Получив в духовном мире такую подготовку, и вступила эта душа в свое новое земное воплощение в XIX веке; другие души родились несколько позднее. Все эти другие души, именно потому что они пришли несколько позднее, стали во второй половине XIX столетия носителями естественнонаучного способа мышления. Видите ли, мои дорогие друзья, тайна особенного развития естественнонаучного мышления во второй половине XIX века состоит в том, что почти все носители этого естественно–научного течения, мыслившие и чувствовавшие более искаженно, были в своей предыдущей земной жизни — в своей решающей предыдущей земной жизни — арабами, были современниками той индивидуальности, которая потом сошла вниз как Фридрих Теодор Фишер. Но только он сошел вниз несколько раньше их, будучи в некотором смысле душевно–духовно недоношенным.
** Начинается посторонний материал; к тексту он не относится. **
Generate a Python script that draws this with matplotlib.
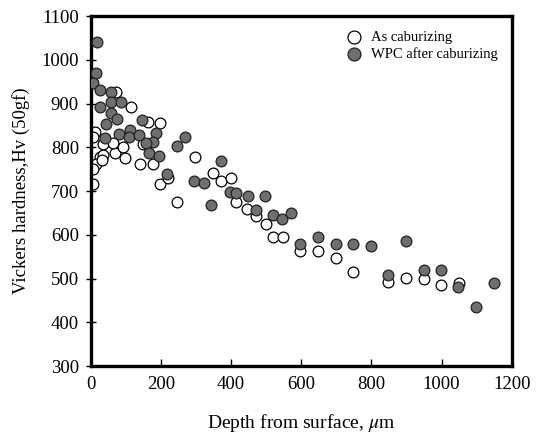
import matplotlib
matplotlib.use("Agg")
import matplotlib.pyplot as plt

plt.rcParams['font.family'] = ['Liberation Serif', 'DejaVu Serif']
plt.rcParams['mathtext.fontset'] = 'stix'

# As carburizing (open circles)
as_depth = [72, 116, 164, 197, 12, 7, 36, 69, 92, 64, 149, 26, 15, 5, 7,
            36, 97, 31, 140, 178, 296, 197, 220, 246, 347, 370, 399, 415,
            446, 472, 498, 519, 548, 597, 647, 698, 747, 848, 897, 949,
            998, 1050]
as_hv = [927, 893, 858, 856, 836, 824, 807, 786, 801, 809, 807, 778, 763,
         750, 716, 782, 775, 771, 763, 762, 778, 716, 729, 676, 742, 724,
         731, 676, 658, 643, 625, 594, 594, 564, 564, 548, 514, 493, 502,
         498, 485, 490]

# WPC after carburizing (grey circles)
wpc_depth = [18, 15, 7, 26, 57, 26, 59, 85, 57, 75, 43, 145, 112, 81, 40,
             110, 138, 187, 176, 157, 166, 195, 268, 246, 372, 218, 294,
             322, 396, 415, 448, 496, 344, 470, 519, 546, 572, 597, 647,
             698, 747, 799, 897, 848, 949, 998, 1048, 1098, 1150]
wpc_hv = [1040, 969, 948, 931, 927, 893, 904, 904, 878, 864, 853, 862, 839,
          830, 822, 824, 828, 832, 813, 809, 786, 781, 824, 804, 769, 740,
          724, 718, 698, 695, 689, 689, 668, 657, 645, 636, 651, 580, 594,
          580, 580, 575, 586, 508, 519, 519, 481, 434, 490]

fig = plt.figure(figsize=(5.36, 4.40), dpi=100)
ax = fig.add_axes([0.1694, 0.168, 0.7855, 0.7955])

ax.scatter(as_depth, as_hv, s=60, facecolors='white', edgecolors='black',
           linewidths=0.9, label='As caburizing', zorder=2)
ax.scatter(wpc_depth, wpc_hv, s=60, facecolors='#6f6f6f', edgecolors='#222222',
           linewidths=0.9, label='WPC after caburizing', zorder=3)

ax.set_xlim(0, 1200)
ax.set_ylim(300, 1100)
ax.set_xticks(range(0, 1201, 200))
ax.set_yticks(range(300, 1101, 100))

for sp in ax.spines.values():
    sp.set_linewidth(2.4)
ax.tick_params(axis='x', direction='in', length=5, width=1, labelsize=13.5, pad=7)
ax.tick_params(axis='y', direction='inout', length=7, width=1, labelsize=13.5, pad=5)

ax.set_xlabel('Depth from surface, $\\mu$m', fontsize=14, labelpad=14)
ax.set_ylabel('Vickers hardness,Hv (50gf)', fontsize=13.5, labelpad=8)

ax.legend(loc='upper left', bbox_to_anchor=(0.56, 0.995), frameon=False,
          fontsize=10.5, handletextpad=0.15, labelspacing=0.2, borderpad=0.4,
          markerscale=1.2)

fig.savefig('out.png', dpi=100)
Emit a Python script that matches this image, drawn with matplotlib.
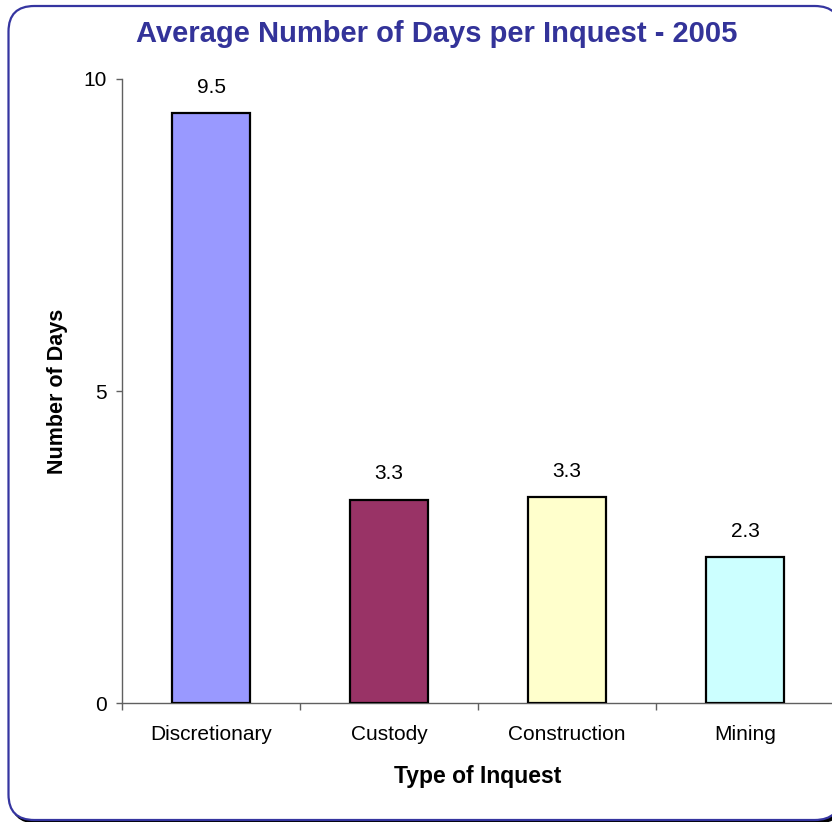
import matplotlib.pyplot as plt
from matplotlib.patches import FancyBboxPatch

categories = ["Discretionary", "Custody", "Construction", "Mining"]
days = [9.46, 3.26, 3.30, 2.34]
day_labels = ["9.5", "3.3", "3.3", "2.3"]
colors = ["#9999FF", "#993366", "#FFFFCC", "#CCFFFF"]

plt.rcParams['font.family'] = ['Liberation Sans', 'DejaVu Sans']

W, H = 832, 822
fig = plt.figure(figsize=(W / 100, H / 100), dpi=100)

# rounded frame with a small shadow, right side runs off the picture
shadow = FancyBboxPatch((11 / W, 1 - 823 / H), 832 / W, 815 / H,
                        boxstyle="round,pad=0,rounding_size=0.031",
                        transform=fig.transFigure, facecolor="black",
                        edgecolor="black", lw=1, zorder=0)
frame = FancyBboxPatch((8.5 / W, 1 - 820 / H), 832 / W, 814 / H,
                       boxstyle="round,pad=0,rounding_size=0.031",
                       transform=fig.transFigure, facecolor="white",
                       edgecolor="#3535A0", lw=1.6, zorder=1)
fig.patches.extend([shadow, frame])

ax = fig.add_axes([122 / W, 1 - 703 / H, 712 / W, 624 / H])
ax.set_facecolor("none")
ax.set_zorder(2)

x = range(len(categories))
ax.bar(x, days, width=0.44, color=colors, edgecolor="black", lw=1.6, zorder=3)
for xi, v, lab in zip(x, days, day_labels):
    ax.annotate(lab, (xi, v), xytext=(0, 14.5), textcoords="offset points",
                ha="center", va="baseline", fontsize=15)

ax.set_xlim(-0.5, len(categories) - 0.5)
ax.set_ylim(0, 10)
ax.set_yticks([0, 5, 10])
ax.tick_params(axis="y", length=4, width=1, color="#606060", pad=7, labelsize=15)

# ticks between categories, labels centred under bars
ax.set_xticks([i - 0.5 for i in range(len(categories) + 1)])
ax.set_xticklabels([])
ax.set_xticks(list(x), minor=True)
ax.set_xticklabels(categories, minor=True, fontsize=15)
ax.tick_params(axis="x", which="major", length=5, width=1, color="#606060")
ax.tick_params(axis="x", which="minor", length=0, pad=16)

for s in ["top", "right"]:
    ax.spines[s].set_visible(False)
for s in ["left", "bottom"]:
    ax.spines[s].set_color("#606060")
    ax.spines[s].set_linewidth(1)

ax.set_xlabel("Type of Inquest", fontsize=16.5, fontweight="bold", labelpad=15)
ax.set_ylabel("Number of Days", fontsize=15.5, fontweight="bold", labelpad=11)

fig.text(437 / W, 1 - 34 / H, "Average Number of Days per Inquest - 2005",
         ha="center", va="center", fontsize=21, fontweight="bold", color="#333399")

fig.savefig("out.png", dpi=100)
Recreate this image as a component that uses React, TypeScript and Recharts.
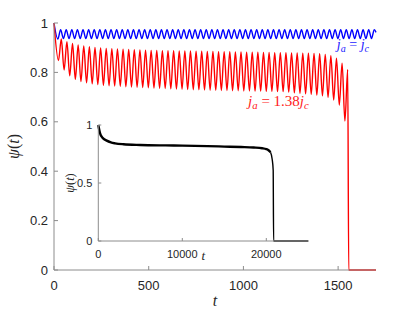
import React from 'react'
import { LineChart, Line, XAxis, YAxis, ReferenceDot } from 'recharts'

// sampling grid of the main plot: first trough time and half period
const RED_T0 = 23.7
const RED_HALF = 14.825
const BLUE_T0 = 20.2
const BLUE_HALF = 14.786

// j_a = 1.38 j_c : troughs and peaks, one pair per period
const redTroughs = [
  0.848, 0.81, 0.786, 0.772, 0.763, 0.758, 0.754, 0.751, 0.748, 0.746,
  0.745, 0.744, 0.742, 0.741, 0.74, 0.739, 0.738, 0.737, 0.736, 0.735,
  0.734, 0.733, 0.732, 0.731, 0.73, 0.73, 0.729, 0.728, 0.728, 0.727,
  0.727, 0.726, 0.726, 0.725, 0.725, 0.724, 0.724, 0.723, 0.723, 0.722,
  0.722, 0.72, 0.717, 0.715, 0.713, 0.711, 0.708, 0.705, 0.699, 0.688,
  0.668, 0.603,
]
const redPeaks = [
  0.935, 0.924, 0.917, 0.911, 0.907, 0.904, 0.901, 0.899, 0.897, 0.896,
  0.895, 0.894, 0.893, 0.892, 0.891, 0.89, 0.889, 0.889, 0.888, 0.888,
  0.888, 0.887, 0.887, 0.887, 0.886, 0.886, 0.885, 0.885, 0.884, 0.884,
  0.884, 0.883, 0.883, 0.882, 0.882, 0.882, 0.881, 0.881, 0.88, 0.88,
  0.88, 0.879, 0.879, 0.878, 0.878, 0.877, 0.876, 0.873, 0.868, 0.857,
  0.837, 0.812,
]
const redHead = [{ t: 0, v: 1 }]
const redTail = [{ t: 1556, v: 0 }, { t: 1700, v: 0 }]

// j_a = j_c
const blueTroughs = [
  0.935, 0.937, 0.937, 0.937, 0.937, 0.937, 0.937, 0.937, 0.937, 0.937,
  0.937, 0.937, 0.937, 0.937, 0.937, 0.937, 0.937, 0.937, 0.937, 0.937,
  0.937, 0.937, 0.937, 0.937, 0.937, 0.937, 0.937, 0.937, 0.937, 0.937,
  0.937, 0.937, 0.937, 0.937, 0.937, 0.937, 0.937, 0.937, 0.937, 0.937,
  0.937, 0.937, 0.937, 0.937, 0.937, 0.937, 0.937, 0.937, 0.937, 0.937,
  0.937, 0.937, 0.937, 0.937, 0.937, 0.937, 0.937,
]
const bluePeaks = [
  0.973, 0.973, 0.973, 0.973, 0.973, 0.973, 0.973, 0.973, 0.973, 0.973,
  0.973, 0.973, 0.973, 0.973, 0.973, 0.973, 0.973, 0.973, 0.973, 0.973,
  0.973, 0.973, 0.973, 0.973, 0.973, 0.973, 0.973, 0.973, 0.973, 0.973,
  0.973, 0.973, 0.973, 0.973, 0.973, 0.973, 0.973, 0.973, 0.973, 0.973,
  0.973, 0.973, 0.973, 0.973, 0.973, 0.973, 0.973, 0.973, 0.973, 0.973,
  0.973, 0.973, 0.973, 0.973, 0.973, 0.973, 0.973,
]
const blueHead = [{ t: 0, v: 1 }]
const blueTail = [{ t: 1700, v: 0.962 }]

// inset: long run, slow decay then collapse
const insetPlateauT = [
  0, 200, 500, 1000, 1500, 2000, 3000, 5000, 8000, 10000, 13000, 15000,
  17000, 18500, 19500, 20000, 20300, 20500,
]
const insetPlateauV = [
  1, 0.93, 0.89, 0.865, 0.85, 0.842, 0.834, 0.828, 0.824, 0.822, 0.818, 0.814,
  0.81, 0.806, 0.8, 0.792, 0.78, 0.765,
]
const insetDropT = [20500, 20700, 20820, 20870, 25000]
const insetDropV = [0.765, 0.705, 0.61, 0, 0]

const mainXTicks = [0, 500, 1000, 1500]
const mainYTicks = [0, 0.2, 0.4, 0.6, 0.8, 1]
const insetXTicks = [0, 10000, 20000]
const insetYTicks = [0, 0.5, 1]

const blueLabelAt = { t: 1578, v: 0.893 }
const redLabelAt = { t: 1185, v: 0.662 }

function oscillation(head: any[], lows: number[], highs: number[], t0: number, half: number, tail: any[]) {
  const rows = [...head]
  lows.forEach((lo, k) => {
    rows.push({ t: t0 + 2 * k * half, v: lo })
    rows.push({ t: t0 + (2 * k + 1) * half, v: highs[k] })
  })
  return rows.concat(tail)
}

const redData = oscillation(redHead, redTroughs, redPeaks, RED_T0, RED_HALF, redTail)
const blueData = oscillation(blueHead, blueTroughs, bluePeaks, BLUE_T0, BLUE_HALF, blueTail)
const plateauData = insetPlateauT.map((t, i) => ({ t, v: insetPlateauV[i] }))
const dropData = insetDropT.map((t, i) => ({ t, v: insetDropV[i] }))

const AXIS = '#8c8c8c'
const TEXT = '#262626'
const SANS = '"Liberation Sans", Arial, Helvetica, sans-serif'
const SERIF = '"Liberation Serif", "Times New Roman", serif'

// matlab style ticks: marks point into the box
const BottomTick = (p: any) => (
  <g>
    <line x1={p.x} x2={p.x} y1={p.y} y2={p.y - p.len} stroke={AXIS} />
    {p.gap != null && (
      <text x={p.x} y={p.y + p.gap} textAnchor="middle" fontSize={p.size} fontFamily={SANS} fill={TEXT}>
        {p.payload.value}
      </text>
    )}
  </g>
)

const LeftTick = (p: any) => (
  <g>
    <line x1={p.x} x2={p.x + p.len} y1={p.y} y2={p.y} stroke={AXIS} />
    {p.gap != null && (
      <text x={p.x - p.gap} y={p.y + p.size * 0.36} textAnchor="end" fontSize={p.size} fontFamily={SANS} fill={TEXT}>
        {p.payload.value}
      </text>
    )}
  </g>
)

const TopTick = (p: any) => <line x1={p.x} x2={p.x} y1={p.y} y2={p.y + p.len} stroke={AXIS} />
const RightTick = (p: any) => <line x1={p.x} x2={p.x - p.len} y1={p.y} y2={p.y} stroke={AXIS} />

const XName = (p: any) => {
  const vb = p.viewBox
  return (
    <text x={vb.x + vb.width / 2 + p.dx} y={vb.y + p.dy} textAnchor="middle" fontSize={p.size} fontStyle="italic" fontFamily={SERIF} fill={TEXT}>
      t
    </text>
  )
}

const YName = (p: any) => {
  const vb = p.viewBox
  const x = vb.x + p.dx
  const y = vb.y + vb.height / 2
  return (
    <text x={x} y={y} transform={`rotate(-90 ${x} ${y})`} textAnchor="middle" fontSize={p.size} fontFamily={SERIF} fill={TEXT}>
      <tspan fontStyle="italic">ψ</tspan>(<tspan fontStyle="italic">t</tspan>)
    </text>
  )
}

const MathLabel = (p: any) => {
  const vb = p.viewBox
  return (
    <text x={vb.x} y={vb.y} textAnchor="middle" fontSize={p.size} fontFamily={SERIF} fill={p.color}>
      <tspan fontStyle="italic">j</tspan>
      <tspan fontStyle="italic" fontSize={p.size * 0.72} dy={3}>a</tspan>
      <tspan dy={-3}>{' = '}</tspan>
      {p.coef && <tspan>{p.coef}</tspan>}
      <tspan fontStyle="italic">j</tspan>
      <tspan fontStyle="italic" fontSize={p.size * 0.72} dy={3}>c</tspan>
    </text>
  )
}

export default function App() {
  return (
    <div style={{ position: 'absolute', left: 0, top: 0, width: 415, height: 312, background: '#fff' }}>
      <div style={{ position: 'absolute', left: 0, top: 0 }}>
        <LineChart width={415} height={312} margin={{ top: 23, right: 39, bottom: 0, left: 0 }}>
          <XAxis
            dataKey="t"
            type="number"
            domain={[0, 1700]}
            ticks={mainXTicks}
            interval={0}
            height={42}
            tickSize={0}
            tickMargin={0}
            tickLine={false}
            axisLine={{ stroke: AXIS }}
            tick={(p: any) => <BottomTick {...p} len={4} size={13} gap={20} />}
            label={<XName dx={0} dy={36} size={16} />}
          />
          <XAxis
            xAxisId="top"
            orientation="top"
            dataKey="t"
            type="number"
            domain={[0, 1700]}
            ticks={mainXTicks}
            interval={0}
            height={0}
            tickSize={0}
            tickMargin={0}
            tickLine={false}
            axisLine={{ stroke: AXIS }}
            tick={(p: any) => <TopTick {...p} len={4} />}
          />
          <YAxis
            type="number"
            domain={[0, 1]}
            ticks={mainYTicks}
            interval={0}
            width={54}
            tickSize={0}
            tickMargin={0}
            tickLine={false}
            axisLine={{ stroke: AXIS }}
            tick={(p: any) => <LeftTick {...p} len={4} size={13} gap={6} />}
            label={<YName dx={19} size={16} />}
          />
          <YAxis
            yAxisId="right"
            orientation="right"
            type="number"
            domain={[0, 1]}
            ticks={mainYTicks}
            interval={0}
            width={0}
            tickSize={0}
            tickMargin={0}
            tickLine={false}
            axisLine={{ stroke: AXIS }}
            tick={(p: any) => <RightTick {...p} len={4} />}
          />
          <Line data={blueData} dataKey="v" type="monotone" stroke="#0000ff" strokeWidth={1.4} dot={false} isAnimationActive={false} />
          <Line data={redData} dataKey="v" type="monotone" stroke="#ff0000" strokeWidth={1.4} dot={false} isAnimationActive={false} />
          <ReferenceDot x={blueLabelAt.t} y={blueLabelAt.v} r={0} fill="none" stroke="none" label={<MathLabel color="#1a1aff" size={14} />} />
          <ReferenceDot x={redLabelAt.t} y={redLabelAt.v} r={0} fill="none" stroke="none" label={<MathLabel color="#ff1a1a" size={15} coef="1.38" />} />
        </LineChart>
      </div>
      <div style={{ position: 'absolute', left: 60, top: 115 }}>
        <LineChart width={260} height={155} margin={{ top: 10, right: 11.7, bottom: 0, left: 0 }}>
          <XAxis
            dataKey="t"
            type="number"
            domain={[0, 25000]}
            ticks={insetXTicks}
            interval={0}
            height={29}
            tickSize={0}
            tickMargin={0}
            tickLine={false}
            axisLine={{ stroke: AXIS }}
            tick={(p: any) => <BottomTick {...p} len={3} size={11} gap={16.5} />}
            label={<XName dx={0} dy={19} size={13} />}
          />
          <YAxis
            type="number"
            domain={[0, 1]}
            ticks={insetYTicks}
            interval={0}
            width={38.3}
            tickSize={0}
            tickMargin={0}
            tickLine={false}
            axisLine={{ stroke: AXIS }}
            tick={(p: any) => <LeftTick {...p} len={3} size={11} gap={6} />}
            label={<YName dx={13.5} size={12.5} />}
          />
          <Line data={plateauData} dataKey="v" type="monotone" stroke="#000000" strokeWidth={2.4} dot={false} isAnimationActive={false} />
          <Line data={dropData} dataKey="v" type="monotone" stroke="#000000" strokeWidth={1.4} dot={false} isAnimationActive={false} />
        </LineChart>
      </div>
    </div>
  )
}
Это также было глубоко обосновано в его карме связью с теми самыми душами, с которыми был связан и Гегель перед вступлением в свою земную жизнь. С этими душами был тесно связан уже в своей духовной жизни Фридрих Теодор Фишер. На него оказало особенное, индивидуальное влияние то, что выступало в мире как гегельянство. Гегельянство, усвоенное Фишером, предохранило его от впадения в более или менее материалистически–механистическое мировоззрение. Если бы ему довелось родиться несколько позднее, подобно другим его духовным сотоварищам, то он со своей эстетикой тоже оказался бы в русле обычного материалистического течения. От этого Фишер был предохранен тем, что он сделал в своей предземной жизни в духовном мире, а также своим несколько преждевременным схождением на Землю. Но он не смог продержаться до конца. Позднее он сам подверг уничтожающей критике свою собственную эстетику, ибо она ведь не полностью соответствовала его карме, но стала следствием поворота в его карме. Вполне соответствовало бы его собственной карме родиться одновременно с теми людьми, которые во второй половине XIX века стали представителями чистого естественно–научного мышления и которые в своей прошлой земной жизни были его сотоварищами и принадлежали к арабизму, и иметь с ними одно направление мысли.
Особенностью судьбы Фридриха Теодора Фишера является то, что благодаря повороту кармы, который будет выровнен в его следующих земных жизнях, он стал сначала гегельянцем, иначе говоря, он был — в силу своего предземного бытия, а не земной кармы — вырван из потока прямолинейного осуществления своей кармы. Но по достижении определенного возраста он не мог уже больше выдержать. Он отрекается от своей гегельянской пятитомной эстетики и находит чрезвычайно соблазнительным разработать иную эстетику, как того хотелось естествоиспытателям. В своей первой эстетике он взирал сверху вниз; он исходил из принципов, а затем переходил к чувственным фактам. Такой подход он же беспощадно и критикует. Теперь он хочет построить новую эстетику в обратном направлении — снизу вверх, то есть исходя из фактов, постепенно восходить к принципам. И мы видим, как он ведет поистине колоссальную борьбу, видим, как он изо всех сил работает над уничтожением своей собственной эстетики. Мы видим поворот его кармы и то, как он отбрасывается назад, в свою собственную карму, иначе говоря, становится в один строй с теми, сотоварищем которых он был в прошлой земной жизни.
И потрясающее по своей значительности впечатление производит то, что Фишер никак не может закончить разработку своей второй эстетики, и как нечто хаотическое вторгается тут во всю его духовную жизнь. В прошлой лекции я рассказал вам о его своеобразном — филистерском — отношении к "Фаусту" Гёте. Все это происходит потому, что он чувствует себя неуверенно и хочет опять оказаться вместе со своими старыми сотоварищами. Тут надо принимать во внимание, как сильно работает в карме бессознательное — то бессознательное, которое, впрочем, на более высокой ступени созерцания становится осознанным. Тут надо уяснить себе, какую сильную ненависть питали к "Фаусту" некоторые обывательски настроенные естествоиспытатели. Вспомните слова Дюбуа—Реймона о том, что Гёте поступил бы умнее, если бы Фауст что–нибудь изобретал, вместо того чтобы заклинать духов и вызывать Духа Земли, водить дружбу с Мефистофелем, соблазнять девушку и не жениться на ней. Да, для Дюбуа—Реймона все это ерунда, он считает, что Гёте должен был сделать своего героя изобретателем электрической машины и воздушного насоса! — Разумеется, такой Фауст нашел бы общественную поддержку, мог бы стать бургомистром Магдебурга; и главное, чтобы не было никакой трагедии Гретхен, такой сомнительной и постыдной, и вместо, например, сцены в тюрьме явилась бы сцена солидной буржуазной свадьбы. Конечно, с некоторой точки зрения все это оправданно. Но ведь Гёте ни о чем подобном и помыслить не мог.